The tradition of making jack-o-lanterns at Halloween is centuries old and goes back to an Irish legend about a thieving con man known as “Stingy Jack.”

One version of the story says that Jack was being chased by village people after he stole some things and that the devil appeared to him and told him it was time to die. Stingy Jack tricked the devil into turning into a coin that would pay for the stolen items but the coin wound up in Jack’s wallet beside a cross. Jack trapped the devil in his wallet and held the devil there without his powers.

Another version of the tale has Stingy Jack convincing the devil to turn himself into a coin so he could pay for their drinks at a pub. Jack decides to keep the coin and puts it in his pocket next to a silver cross, which keeps the devil from returning to his original form.

A third version has Stingy Jack enticing the devil to climb an apple tree to pick some fruit. Jack places crosses around the trunk of the tree or carves a cross into its bark so the devil can’t get down.

In all of the stories Stingy Jack lets the devil go after he agrees to never take Jack’s soul. When Jack dies years later, heaven won’t take him because he was evil and thieving.  Hell won’t have him either because the devil was angry at all the times Stingy Jack tricked him.

Stingy Jack now has nowhere to go and no light to guide him in his travels in the afterlife.  The devil throws him a burning coal and Stingy Jack carves a hole in a turnip and inserts the coal to make a lantern.  He wanders the world forever looking for a place to rest.  In Ireland, Stingy Jack was called “Jack of the Lantern” and “Jack-o-lantern.”

October 31 in Ireland was originally the pagan feast of Samhain in Gaelic parts and later became Halloween.  On Samhain it was believed that the spirits of the dead roamed the earth.  Vegetables such as turnips and potatoes were carved with scary faces to frighten away evil spirits from homes.

In the British Isles people carved scary faces into potatoes, turnips and beets to frighten Stingy Jack and the other evil spirits away.  Immigrants brought the tradition with them to America.

When the Irish came to America they discovered the pumpkin and began carving faces on it.
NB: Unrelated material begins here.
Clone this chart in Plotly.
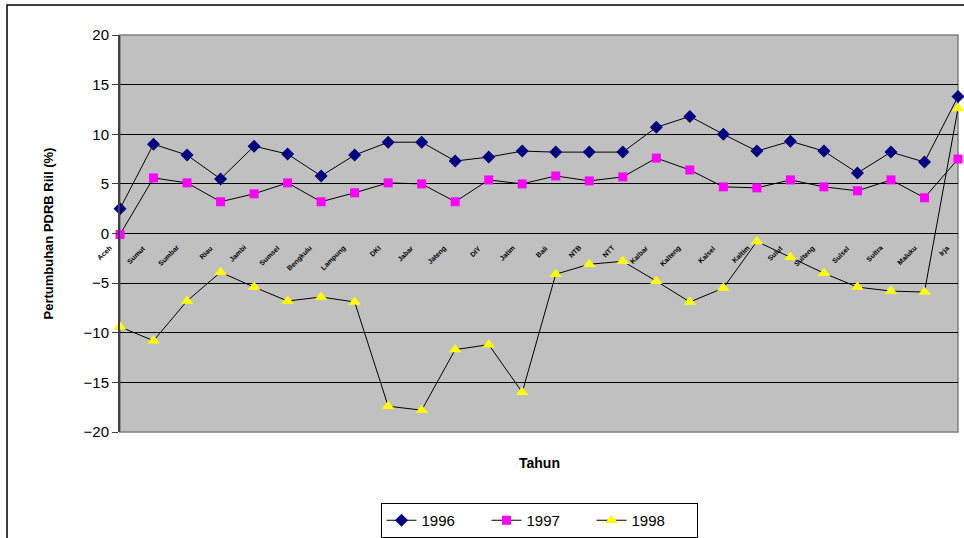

The pumpkin would be hollowed out with a round lid on its top and a candle inserted.  The lit jack-o-lanterns would be placed on windowsills on Halloween to keep Stingy Jack and other dark spirits away.

Washington Irving’s short story “The Legend of Sleepy Hollow,” was an early American ghost story that featured a terrifying headless horseman who chases schoolteacher Ichabod Crane after a party and hurls a pumpkin at him, throwing Crane from his horse.

In some adaptations, a smashed pumpkin was found on the ground beside Crane’s hat the morning after he allegedly encountered the horseman. In the story Crane was never seen again.